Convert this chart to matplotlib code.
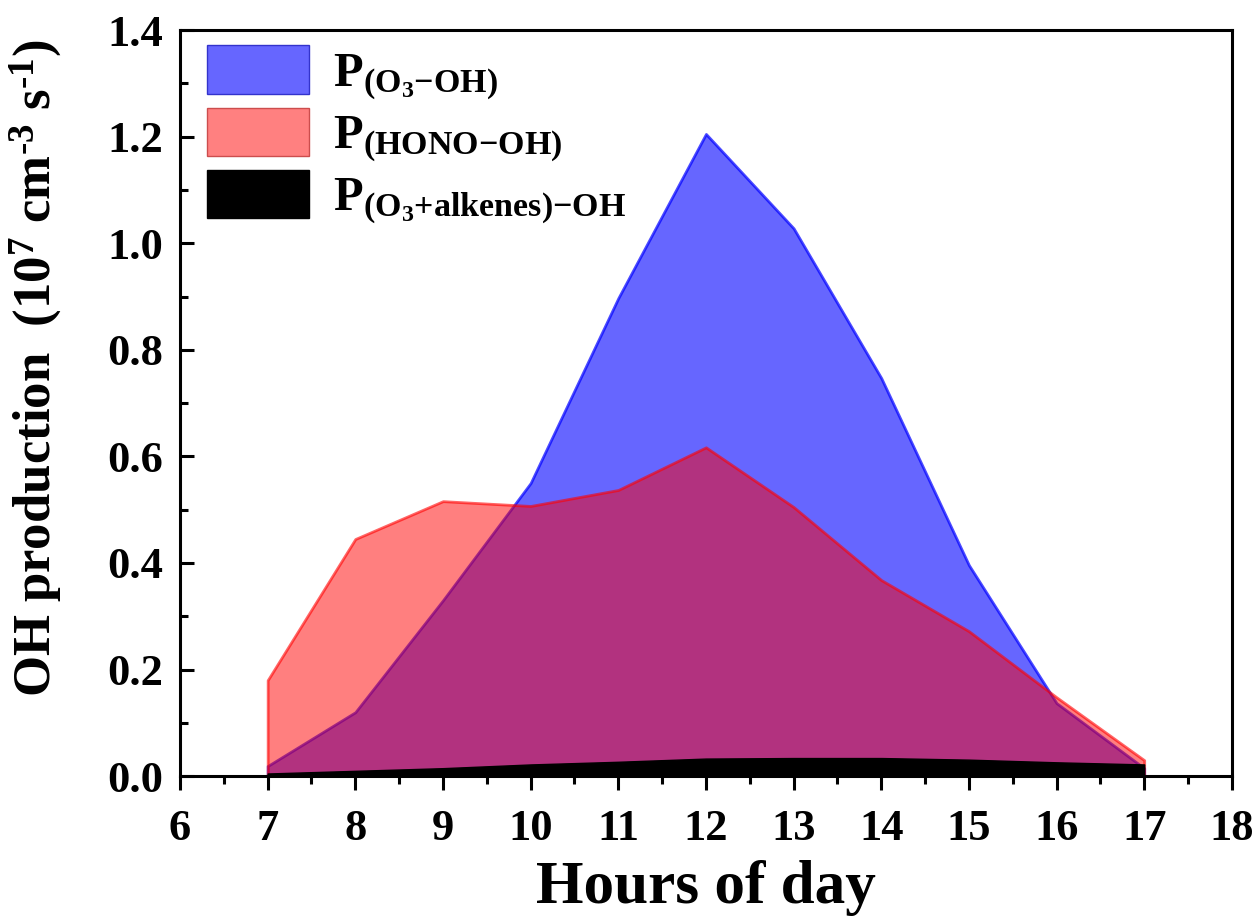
import matplotlib
matplotlib.use("Agg")
import matplotlib.pyplot as plt
from matplotlib.patches import Patch
from matplotlib.ticker import MultipleLocator

plt.rcParams['font.family'] = ['Liberation Serif', 'DejaVu Serif']
plt.rcParams['font.weight'] = 'bold'
plt.rcParams['mathtext.fontset'] = 'custom'
plt.rcParams['mathtext.rm'] = 'Liberation Serif:bold'
plt.rcParams['mathtext.bf'] = 'Liberation Serif:bold'
plt.rcParams['mathtext.it'] = 'Liberation Serif:bold'
plt.rcParams['mathtext.default'] = 'bf'

hours = [7, 8, 9, 10, 11, 12, 13, 14, 15, 16, 17]
p_o3 = [0.019, 0.12, 0.33, 0.55, 0.897, 1.205, 1.028, 0.747, 0.396, 0.137, 0.015]
p_hono = [0.18, 0.445, 0.516, 0.507, 0.537, 0.617, 0.505, 0.368, 0.272, 0.148, 0.03]
p_alk = [0.005, 0.01, 0.015, 0.022, 0.027, 0.033, 0.034, 0.034, 0.031, 0.026, 0.022]

labels = [r'$\mathbf{P}_{\mathbf{(O_3{-}OH)}}$',
          r'$\mathbf{P}_{\mathbf{(HONO{-}OH)}}$',
          r'$\mathbf{P}_{\mathbf{(O_3{+}alkenes){-}OH}}$']

fig = plt.figure(figsize=(12.57, 9.24), dpi=100)
ax = fig.add_axes([0.1432, 0.160, 0.8368, 0.8075])

ax.fill_between(hours, 0, p_o3, facecolor=(0, 0, 1, 0.6), edgecolor=(0, 0, 1, 0.7), linewidth=2)
ax.fill_between(hours, 0, p_hono, facecolor=(1, 0, 0, 0.5), edgecolor=(1, 0, 0, 0.6), linewidth=2)
ax.fill_between(hours, 0, p_alk, facecolor='black', edgecolor='black', linewidth=1)

ax.set_xlim(6, 18)
ax.set_ylim(0, 1.4)
ax.xaxis.set_major_locator(MultipleLocator(1))
ax.xaxis.set_minor_locator(MultipleLocator(0.5))
ax.yaxis.set_major_locator(MultipleLocator(0.2))
ax.yaxis.set_minor_locator(MultipleLocator(0.1))
ax.set_yticklabels([f'{v:.1f}' for v in ax.get_yticks()])

for s in ax.spines.values():
    s.set_linewidth(2.2)

ax.tick_params(axis='x', which='major', direction='out', length=10, width=2.2, labelsize=32, pad=14)
ax.tick_params(axis='x', which='minor', direction='out', length=6, width=2.2)
ax.tick_params(axis='y', which='major', direction='in', length=10, width=2.2, labelsize=32, pad=12)
ax.tick_params(axis='y', which='minor', direction='in', length=6, width=2.2)
for lab in ax.get_xticklabels() + ax.get_yticklabels():
    lab.set_fontweight('bold')

ax.set_xlabel('Hours of day', fontsize=44, fontweight='bold')
ax.xaxis.set_label_coords(0.5, -0.112)
ax.set_ylabel('OH production  (10$^{7}$ cm$^{\u20103}$ s$^{\u20101}$)', fontsize=38, fontweight='bold')
ax.yaxis.set_label_coords(-0.110, 0.546)

handles = [Patch(facecolor=(0.4, 0.4, 1.0), edgecolor=(0.2, 0.2, 0.8), linewidth=1),
           Patch(facecolor=(1.0, 0.5, 0.5), edgecolor=(0.8, 0.3, 0.3), linewidth=1),
           Patch(facecolor='black', edgecolor='black', linewidth=1)]
ax.legend(handles, labels, loc='upper left', frameon=False, fontsize=35,
          handlelength=2.1, handleheight=1.15, handletextpad=0.5,
          labelspacing=0.12, borderpad=0.1, borderaxespad=0.0,
          bbox_to_anchor=(0.021, 0.986))

fig.savefig('out.png', dpi=100)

● ● ●

» Problem details
Print out the material word for word, omitting the pictures.

» Completed task
Convert this chart to matplotlib code.
import matplotlib
matplotlib.use("Agg")
import matplotlib.pyplot as plt
from matplotlib.patches import Patch
from matplotlib.ticker import MultipleLocator

plt.rcParams['font.family'] = ['Liberation Serif', 'DejaVu Serif']
plt.rcParams['font.weight'] = 'bold'
plt.rcParams['mathtext.fontset'] = 'custom'
plt.rcParams['mathtext.rm'] = 'Liberation Serif:bold'
plt.rcParams['mathtext.bf'] = 'Liberation Serif:bold'
plt.rcParams['mathtext.it'] = 'Liberation Serif:bold'
plt.rcParams['mathtext.default'] = 'bf'

hours = [7, 8, 9, 10, 11, 12, 13, 14, 15, 16, 17]
p_o3 = [0.019, 0.12, 0.33, 0.55, 0.897, 1.205, 1.028, 0.747, 0.396, 0.137, 0.015]
p_hono = [0.18, 0.445, 0.516, 0.507, 0.537, 0.617, 0.505, 0.368, 0.272, 0.148, 0.03]
p_alk = [0.005, 0.01, 0.015, 0.022, 0.027, 0.033, 0.034, 0.034, 0.031, 0.026, 0.022]

labels = [r'$\mathbf{P}_{\mathbf{(O_3{-}OH)}}$',
          r'$\mathbf{P}_{\mathbf{(HONO{-}OH)}}$',
          r'$\mathbf{P}_{\mathbf{(O_3{+}alkenes){-}OH}}$']

fig = plt.figure(figsize=(12.57, 9.24), dpi=100)
ax = fig.add_axes([0.1432, 0.160, 0.8368, 0.8075])

ax.fill_between(hours, 0, p_o3, facecolor=(0, 0, 1, 0.6), edgecolor=(0, 0, 1, 0.7), linewidth=2)
ax.fill_between(hours, 0, p_hono, facecolor=(1, 0, 0, 0.5), edgecolor=(1, 0, 0, 0.6), linewidth=2)
ax.fill_between(hours, 0, p_alk, facecolor='black', edgecolor='black', linewidth=1)

ax.set_xlim(6, 18)
ax.set_ylim(0, 1.4)
ax.xaxis.set_major_locator(MultipleLocator(1))
ax.xaxis.set_minor_locator(MultipleLocator(0.5))
ax.yaxis.set_major_locator(MultipleLocator(0.2))
ax.yaxis.set_minor_locator(MultipleLocator(0.1))
ax.set_yticklabels([f'{v:.1f}' for v in ax.get_yticks()])

for s in ax.spines.values():
    s.set_linewidth(2.2)

ax.tick_params(axis='x', which='major', direction='out', length=10, width=2.2, labelsize=32, pad=14)
ax.tick_params(axis='x', which='minor', direction='out', length=6, width=2.2)
ax.tick_params(axis='y', which='major', direction='in', length=10, width=2.2, labelsize=32, pad=12)
ax.tick_params(axis='y', which='minor', direction='in', length=6, width=2.2)
for lab in ax.get_xticklabels() + ax.get_yticklabels():
    lab.set_fontweight('bold')

ax.set_xlabel('Hours of day', fontsize=44, fontweight='bold')
ax.xaxis.set_label_coords(0.5, -0.112)
ax.set_ylabel('OH production  (10$^{7}$ cm$^{\u20103}$ s$^{\u20101}$)', fontsize=38, fontweight='bold')
ax.yaxis.set_label_coords(-0.110, 0.546)

handles = [Patch(facecolor=(0.4, 0.4, 1.0), edgecolor=(0.2, 0.2, 0.8), linewidth=1),
           Patch(facecolor=(1.0, 0.5, 0.5), edgecolor=(0.8, 0.3, 0.3), linewidth=1),
           Patch(facecolor='black', edgecolor='black', linewidth=1)]
ax.legend(handles, labels, loc='upper left', frameon=False, fontsize=35,
          handlelength=2.1, handleheight=1.15, handletextpad=0.5,
          labelspacing=0.12, borderpad=0.1, borderaxespad=0.0,
          bbox_to_anchor=(0.021, 0.986))

fig.savefig('out.png', dpi=100)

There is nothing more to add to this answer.